The Guardian view on child sex abuse: this time it really must be never again

UNITED KINGDOM
The Guardian

Editorial

It is more than two years since the infamous revelation that BBC Newsnight had dropped a report exposing Jimmy Savile as a serial sexual abuser. It is seven months and two false starts since Theresa May promised an inquiry into allegations of an establishment cover-up of abuse in Whitehall and Westminster, and it is six months since Alexis Jay uncovered the extent of abuse in Rotherham. At last it feels as if the end of the beginning has been reached.
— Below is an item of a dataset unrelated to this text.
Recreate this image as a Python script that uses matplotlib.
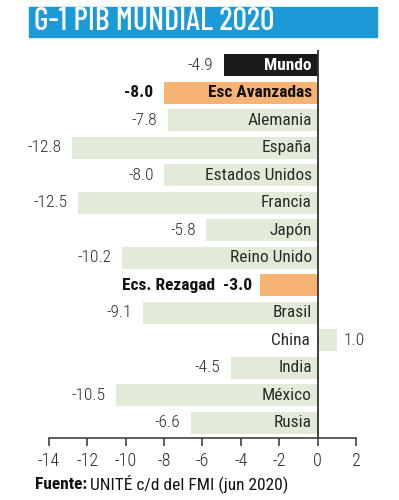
import numpy as np
import matplotlib
matplotlib.use("Agg")
import matplotlib.pyplot as plt

plt.rcParams["font.family"] = ["Roboto Condensed", "Barlow Semi Condensed",
                               "Liberation Sans Narrow", "DejaVu Sans"]

TITLE = "G-1 PIB MUNDIAL 2020"
SOURCE_BOLD = "Fuente:"
SOURCE_TEXT = "UNITÉ c/d del FMI (jun 2020)"

countries = ["Mundo", "Esc Avanzadas", "Alemania", "España", "Estados Unidos",
             "Francia", "Japón", "Reino Unido", "Ecs. Rezagad", "Brasil",
             "China", "India", "México", "Rusia"]
values = [-4.9, -8.0, -7.8, -12.8, -8.0, -12.5, -5.8, -10.2, -3.0, -9.1,
          1.0, -4.5, -10.5, -6.6]
kinds = ["world", "group", "c", "c", "c", "c", "c", "c", "group", "c",
         "c", "c", "c", "c"]
xticks = [-14, -12, -10, -8, -6, -4, -2, 0, 2]

COLORS = {"world": "#1a1a1a", "group": "#f6b374", "c": "#e1ebd7"}
TEXT = "#2b2b2b"
BLUE = "#1b9ad7"
FS = 12.5

fig = plt.figure(figsize=(3.99, 5.0), dpi=100)
ax = fig.add_axes([0.1228, 0.124, 0.7694, 0.776])

y = np.arange(len(countries))
ax.barh(y, values, height=0.8, color=[COLORS[k] for k in kinds], zorder=2)
ax.axvline(0, color="#333333", linewidth=1.3, zorder=3)

for yi, name, v, k in zip(y, countries, values, kinds):
    fmt = f"{v:.1f}"
    if k == "world":
        ax.text(-0.3, yi, name, ha="right", va="center", fontsize=FS,
                color="white", fontweight="bold", zorder=4)
        ax.text(v - 0.55, yi, fmt, ha="right", va="center", fontsize=FS,
                color=TEXT, fontweight="light", zorder=4)
    elif k == "group" and v < -5:
        ax.text(-0.3, yi, name, ha="right", va="center", fontsize=FS,
                color="#111111", fontweight="bold", zorder=4)
        ax.text(v - 0.55, yi, fmt, ha="right", va="center", fontsize=FS,
                color="#111111", fontweight="bold", zorder=4)
    elif k == "group":
        ax.text(v - 0.4, yi, f"{name}  {fmt}", ha="right", va="center",
                fontsize=FS, color="#111111", fontweight="bold", zorder=4)
    elif v > 0:
        ax.text(-0.4, yi, name, ha="right", va="center", fontsize=FS,
                color=TEXT, zorder=4)
        ax.text(v + 0.35, yi, fmt, ha="left", va="center", fontsize=FS,
                color=TEXT, fontweight="light", zorder=4)
    else:
        ax.text(-0.3, yi, name, ha="right", va="center", fontsize=FS,
                color=TEXT, zorder=4)
        ax.text(v - 0.55, yi, fmt, ha="right", va="center", fontsize=FS,
                color=TEXT, fontweight="light", zorder=4)

ax.set_xlim(-14, 2)
ax.set_ylim(13.55, -0.55)
ax.set_xticks(xticks)
ax.set_xticklabels([str(t) for t in xticks], fontsize=13, color=TEXT,
                   fontweight="light")
ax.set_yticks([])
ax.tick_params(axis="x", length=6, width=1.1, color="#333333", pad=4)
for s in ["top", "right", "left"]:
    ax.spines[s].set_visible(False)
ax.spines["bottom"].set_color("#333333")
ax.spines["bottom"].set_linewidth(1.1)

# title band
fig.patches.append(plt.Rectangle((29 / 399, 1 - 37 / 500), 348 / 399, 30 / 500,
                                  transform=fig.transFigure, color=BLUE, zorder=0))
fig.text(34 / 399, 1 - 22 / 500, TITLE, ha="left", va="center", fontsize=23,
         color="white", fontweight="medium",
         family=["Barlow Condensed", "Roboto Condensed", "DejaVu Sans"])

# source line, shared baseline
t1 = fig.text(35 / 399, 1 - 489 / 500, SOURCE_BOLD, ha="left", va="baseline",
              fontsize=12.5, fontweight="bold", color="#111111")
renderer = fig.canvas.get_renderer()
bb = t1.get_window_extent(renderer=renderer)
fig.text((bb.x1 + 3) / 399, 1 - 489 / 500, SOURCE_TEXT, ha="left", va="baseline",
         fontsize=12.5, color="#111111")

fig.savefig("out.png", dpi=100, facecolor="white")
There have been never-again moments many times before in the history of abused children, but the Savile affair has been a watershed. It has triggered an extraordinary moment of national catharsis. Now the home secretary has finally grasped the scale of the challenge and, by setting up a new inquiry on a statutory footing, has set in motion what promises to be an investigation into institutional failure that will carry the confidence of all those involved. At the same time, the report of the Whitehall official in charge of the troubled families programme, Louise Casey, into the catastrophic failings of Rotherham council has prompted the communities secretary Eric Pickles to send in the commissioners to run the council’s key services. Its cabinet is resigning and the whole council will have to stand for re-election next year. There is, at last, action on a broad front and at the highest level.

Events in Rotherham since the publication of Professor Jay’s report in October show how deeply entrenched self-deception can become. Most observers thought the report left no doubt about the council’s inadequacies. Yet Louise Casey found a jaw-dropping refusal to face up to failure. More than two-thirds of councillors were refusing to accept Professor Jay’s findings. Casey described deep-seated poor governance, a pervading culture of bullying and sexism, and a misplaced political correctness that only cemented failure. She reported that whistleblowers were silenced and that there was an unhealthy climate where people feared to speak out. There was not even a permanent chief executive in place to start the process of turning the council around. “Both today and in the past, Rotherham has at times taken more care of its reputation than it has of its most needy,” she concluded.